L'IA n'a certainement pas arrangé les choses. De nombreux pontes de la technologie ont cru aux promesses selon lesquelles cette nouvelle technologie à la mode allait "révolutionner le travail" – malgré de nombreuses preuves qu'elle est loin d'être prête. Elle a également irrémédiablement endommagé la recherche d'emploi ; ceux qui cherchent du travail comme M. Kay doivent désormais se démarquer au milieu d'un océan de spams générés par l'IA pour que leur CV soit ne serait-ce que lu par un humain.
Alors, où vont tous ces emplois technologiques à haute valeur ajoutée ? La réponse, semble-t-il, est vers le bas.
Bien que l'IA, sujette aux erreurs, ne soit pas prête à fonctionner seule, elle est capable d'accroître la productivité des travailleurs non qualifiés.
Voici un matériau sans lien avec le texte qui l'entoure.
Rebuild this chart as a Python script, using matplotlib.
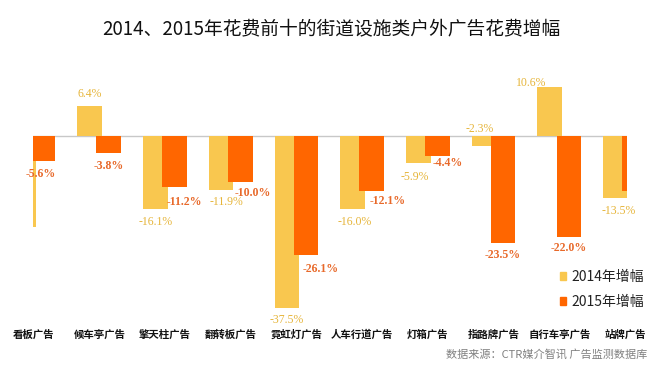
import matplotlib
matplotlib.use("Agg")
import matplotlib.pyplot as plt
from matplotlib.patches import Patch
import numpy as np

plt.rcParams['font.family'] = ['Noto Sans CJK SC', 'DejaVu Sans']

# data
categories = ['看板广告', '候车亭广告', '擎天柱广告', '翻转板广告', '霓虹灯广告',
              '人车行道广告', '灯箱广告', '指路牌广告', '自行车亭广告', '站牌广告']
growth_2014 = [-19.9, 6.4, -16.1, -11.9, -37.5, -16.0, -5.9, -2.3, 10.6, -13.5]
growth_2015 = [-5.6, -3.8, -11.2, -10.0, -26.1, -12.1, -4.4, -23.5, -22.0, -12.0]
series_names = ['2014年增幅', '2015年增幅']

# label nudges in pixels (dx, dy) so labels do not collide
nudge_2014 = [(0, -12), (0, 12), (0, -13), (5, -12), (0, -12),
              (2, -13), (-4, -14), (-4, 17), (-19, 4), (3, -13)]
nudge_2015 = [(-2, -13), (0, -13), (10, -15), (13, -11), (15, -14),
              (16, -10), (10, -7), (0, -12), (0, -11), (0, -12)]

c2014 = '#F9C74F'
c2015 = '#FF6600'
lab2014 = '#E6B53A'
lab2015 = '#E8692A'

fig = plt.figure(figsize=(6.6, 3.73), dpi=100)
ax = fig.add_axes([33 / 660, 1 - 320 / 373, 594 / 660, 260 / 373])

x = np.arange(len(categories))
w = 0.375
off = 0.145
ax.bar(x - off, growth_2014, w, color=c2014, zorder=2)
ax.bar(x + off, growth_2015, w, color=c2015, zorder=3)
ax.axhline(0, color='#C8C8C8', lw=1, zorder=1)

xlim = (-0.008, 9.03)
ax.set_xlim(*xlim)
ax.set_ylim(-40.2, 16.5)

# value labels, only for bars whose centre is inside the plot
for vals, nudges, col, wt, sign in [(growth_2014, nudge_2014, lab2014, 'normal', -1),
                                     (growth_2015, nudge_2015, lab2015, 'bold', 1)]:
    for i, v in enumerate(vals):
        xc = i + sign * off
        if not (xlim[0] <= xc <= xlim[1]):
            continue
        dx, dy = nudges[i]
        ax.annotate(f'{v:.1f}%', (xc, v), xytext=(dx, dy), textcoords='offset pixels',
                    ha='center', va='center', color=col, fontsize=8.5,
                    fontweight=wt, family=['Liberation Serif', 'DejaVu Serif'],
                    zorder=5)

ax.set_xticks(x)
ax.set_xticklabels(categories, fontsize=7.5, fontweight='bold', color='#111111')
ax.tick_params(axis='x', length=0, pad=7)
ax.set_yticks([])
for s in ax.spines.values():
    s.set_visible(False)

handles = [Patch(color=c2014), Patch(color=c2015)]
fig.legend(handles, series_names, loc='upper left',
           bbox_to_anchor=(553 / 660, 1 - 263 / 373), frameon=False,
           handlelength=0.45, handleheight=0.45, handletextpad=0.35,
           labelspacing=0.8, fontsize=10, borderpad=0, labelcolor='#222222')

fig.text(331 / 660, 1 - 29 / 373, '2014、2015年花费前十的街道设施类户外广告花费增幅',
         ha='center', va='center', fontsize=13.5, fontweight='medium', color='#111111')
fig.text(647 / 660, 1 - 354 / 373, '数据来源：CTR媒介智讯 广告监测数据库',
         ha='right', va='center', fontsize=8, color='#808080')

fig.savefig('out.png', dpi=100, facecolor='white')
Un nombre croissant d'études sur l'IA et le travail suggère que l'IA ne se contente pas de prendre le relais – elle permet aux entreprises technologiques d'externaliser des emplois bien rémunérés en Occident vers des travailleurs à bas salaires dans les pays du Sud.
Ce glissement dans la qualité des emplois technologiques pourrait expliquer en partie pourquoi nous constatons un impact de l'IA sur le marché du travail technologique, malgré le fait que 59 % des développeurs rencontrent des erreurs de déploiement constantes lorsqu'ils utilisent l'IA pour coder. Pourquoi payer un travailleur aux États-Unis 150 000 dollars par an, plus les avantages sociaux, pour trier du code IA de mauvaise qualité alors qu'on pourrait externaliser une douzaine de travailleurs aux Philippines pour le même coût ?
Le conte dystopique selon lequel l'IA nous rend obsolètes est déjà suffisamment sombre, mais il n'est rien comparé à la réalité : l'IA ne prend pas le contrôle de l'industrie technologique ; elle la transforme en un atelier de misère.